Input =
'''

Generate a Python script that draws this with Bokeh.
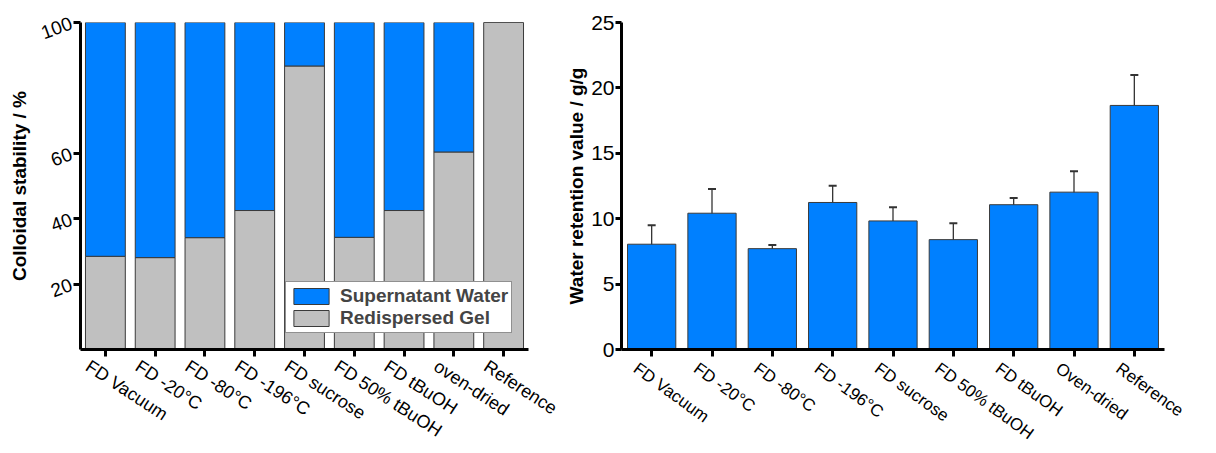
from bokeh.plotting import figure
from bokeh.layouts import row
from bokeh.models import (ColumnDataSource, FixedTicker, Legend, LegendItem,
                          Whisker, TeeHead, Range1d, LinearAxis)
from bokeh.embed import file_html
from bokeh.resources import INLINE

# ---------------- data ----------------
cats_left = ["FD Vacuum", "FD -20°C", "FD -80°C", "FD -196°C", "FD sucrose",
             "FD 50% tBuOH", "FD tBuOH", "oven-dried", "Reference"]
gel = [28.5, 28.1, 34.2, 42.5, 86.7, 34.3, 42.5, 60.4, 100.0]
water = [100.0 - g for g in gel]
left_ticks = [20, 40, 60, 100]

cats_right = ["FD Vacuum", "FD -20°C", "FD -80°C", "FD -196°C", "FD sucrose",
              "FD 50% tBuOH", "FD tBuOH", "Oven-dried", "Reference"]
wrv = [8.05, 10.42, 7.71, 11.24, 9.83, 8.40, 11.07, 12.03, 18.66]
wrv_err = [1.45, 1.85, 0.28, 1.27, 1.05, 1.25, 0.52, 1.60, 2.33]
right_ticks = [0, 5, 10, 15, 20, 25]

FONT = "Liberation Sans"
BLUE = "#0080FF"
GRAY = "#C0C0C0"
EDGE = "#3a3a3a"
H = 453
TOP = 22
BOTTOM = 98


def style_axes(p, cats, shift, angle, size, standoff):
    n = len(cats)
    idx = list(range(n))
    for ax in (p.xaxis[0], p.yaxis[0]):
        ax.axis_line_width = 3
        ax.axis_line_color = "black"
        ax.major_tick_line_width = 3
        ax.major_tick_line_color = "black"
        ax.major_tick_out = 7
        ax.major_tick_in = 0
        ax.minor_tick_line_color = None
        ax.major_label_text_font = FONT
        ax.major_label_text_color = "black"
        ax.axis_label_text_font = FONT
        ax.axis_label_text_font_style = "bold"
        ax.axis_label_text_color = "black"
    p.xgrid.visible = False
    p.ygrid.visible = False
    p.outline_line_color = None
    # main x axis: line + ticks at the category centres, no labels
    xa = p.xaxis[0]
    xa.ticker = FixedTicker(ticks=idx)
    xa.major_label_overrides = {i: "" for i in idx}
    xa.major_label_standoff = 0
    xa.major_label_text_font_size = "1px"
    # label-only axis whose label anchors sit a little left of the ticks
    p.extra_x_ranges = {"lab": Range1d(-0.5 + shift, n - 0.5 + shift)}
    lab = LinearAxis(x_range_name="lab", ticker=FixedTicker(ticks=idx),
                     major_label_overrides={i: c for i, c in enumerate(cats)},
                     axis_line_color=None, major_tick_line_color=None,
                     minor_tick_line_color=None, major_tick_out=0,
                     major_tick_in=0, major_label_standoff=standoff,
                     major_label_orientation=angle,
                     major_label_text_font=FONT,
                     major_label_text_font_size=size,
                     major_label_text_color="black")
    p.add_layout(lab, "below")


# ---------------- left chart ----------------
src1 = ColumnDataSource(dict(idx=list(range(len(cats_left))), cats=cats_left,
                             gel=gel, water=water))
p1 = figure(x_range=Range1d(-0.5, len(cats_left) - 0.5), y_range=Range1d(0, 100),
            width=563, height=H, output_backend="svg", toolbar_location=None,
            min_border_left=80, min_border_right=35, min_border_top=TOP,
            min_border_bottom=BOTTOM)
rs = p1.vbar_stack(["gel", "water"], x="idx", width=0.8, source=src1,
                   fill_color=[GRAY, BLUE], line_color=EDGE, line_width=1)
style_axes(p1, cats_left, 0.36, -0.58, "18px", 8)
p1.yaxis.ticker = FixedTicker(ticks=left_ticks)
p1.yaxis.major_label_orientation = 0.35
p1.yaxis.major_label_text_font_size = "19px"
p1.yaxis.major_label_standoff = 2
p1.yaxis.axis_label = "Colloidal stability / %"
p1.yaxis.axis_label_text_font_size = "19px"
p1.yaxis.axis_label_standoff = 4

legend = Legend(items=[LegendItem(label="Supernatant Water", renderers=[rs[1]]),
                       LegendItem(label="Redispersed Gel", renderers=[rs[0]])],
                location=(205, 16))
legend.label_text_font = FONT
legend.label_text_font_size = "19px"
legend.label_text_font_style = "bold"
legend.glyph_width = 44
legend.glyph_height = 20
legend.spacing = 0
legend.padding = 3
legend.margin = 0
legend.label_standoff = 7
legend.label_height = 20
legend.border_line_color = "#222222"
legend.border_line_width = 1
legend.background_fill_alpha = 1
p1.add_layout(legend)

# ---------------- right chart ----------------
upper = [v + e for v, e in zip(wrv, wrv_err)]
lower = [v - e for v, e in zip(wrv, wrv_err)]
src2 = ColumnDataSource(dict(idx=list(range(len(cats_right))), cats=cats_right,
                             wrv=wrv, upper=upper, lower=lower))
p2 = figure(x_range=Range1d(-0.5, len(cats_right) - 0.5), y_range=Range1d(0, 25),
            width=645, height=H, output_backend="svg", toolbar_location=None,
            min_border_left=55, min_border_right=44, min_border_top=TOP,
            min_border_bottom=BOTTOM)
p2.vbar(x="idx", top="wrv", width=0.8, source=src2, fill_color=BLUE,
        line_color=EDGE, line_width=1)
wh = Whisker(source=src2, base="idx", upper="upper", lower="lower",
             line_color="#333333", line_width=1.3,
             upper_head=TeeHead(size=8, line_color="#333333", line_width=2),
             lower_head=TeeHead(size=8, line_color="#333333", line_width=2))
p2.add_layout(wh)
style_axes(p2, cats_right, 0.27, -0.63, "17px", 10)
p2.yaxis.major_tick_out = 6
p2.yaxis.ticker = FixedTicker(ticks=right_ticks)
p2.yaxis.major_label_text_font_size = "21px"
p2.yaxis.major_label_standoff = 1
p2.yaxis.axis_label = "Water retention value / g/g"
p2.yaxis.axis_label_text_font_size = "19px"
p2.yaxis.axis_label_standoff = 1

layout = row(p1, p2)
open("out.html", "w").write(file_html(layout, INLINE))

'''
'''

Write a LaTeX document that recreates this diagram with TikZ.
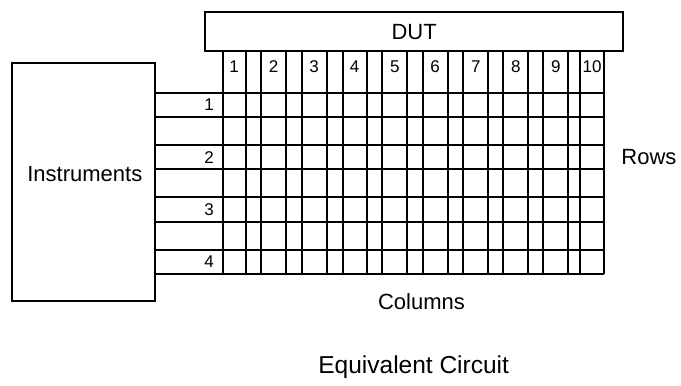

'''

Task description =
Begin at the line containing "Generate a Python", end at the line containing "right_ticks = [0, 5, 10, 15, 20, 25]", and copy those lines word for word, both included. Skip pictures.

Task output =
Generate a Python script that draws this with Bokeh.
from bokeh.plotting import figure
from bokeh.layouts import row
from bokeh.models import (ColumnDataSource, FixedTicker, Legend, LegendItem,
                          Whisker, TeeHead, Range1d, LinearAxis)
from bokeh.embed import file_html
from bokeh.resources import INLINE

# ---------------- data ----------------
cats_left = ["FD Vacuum", "FD -20°C", "FD -80°C", "FD -196°C", "FD sucrose",
             "FD 50% tBuOH", "FD tBuOH", "oven-dried", "Reference"]
gel = [28.5, 28.1, 34.2, 42.5, 86.7, 34.3, 42.5, 60.4, 100.0]
water = [100.0 - g for g in gel]
left_ticks = [20, 40, 60, 100]

cats_right = ["FD Vacuum", "FD -20°C", "FD -80°C", "FD -196°C", "FD sucrose",
              "FD 50% tBuOH", "FD tBuOH", "Oven-dried", "Reference"]
wrv = [8.05, 10.42, 7.71, 11.24, 9.83, 8.40, 11.07, 12.03, 18.66]
wrv_err = [1.45, 1.85, 0.28, 1.27, 1.05, 1.25, 0.52, 1.60, 2.33]
right_ticks = [0, 5, 10, 15, 20, 25]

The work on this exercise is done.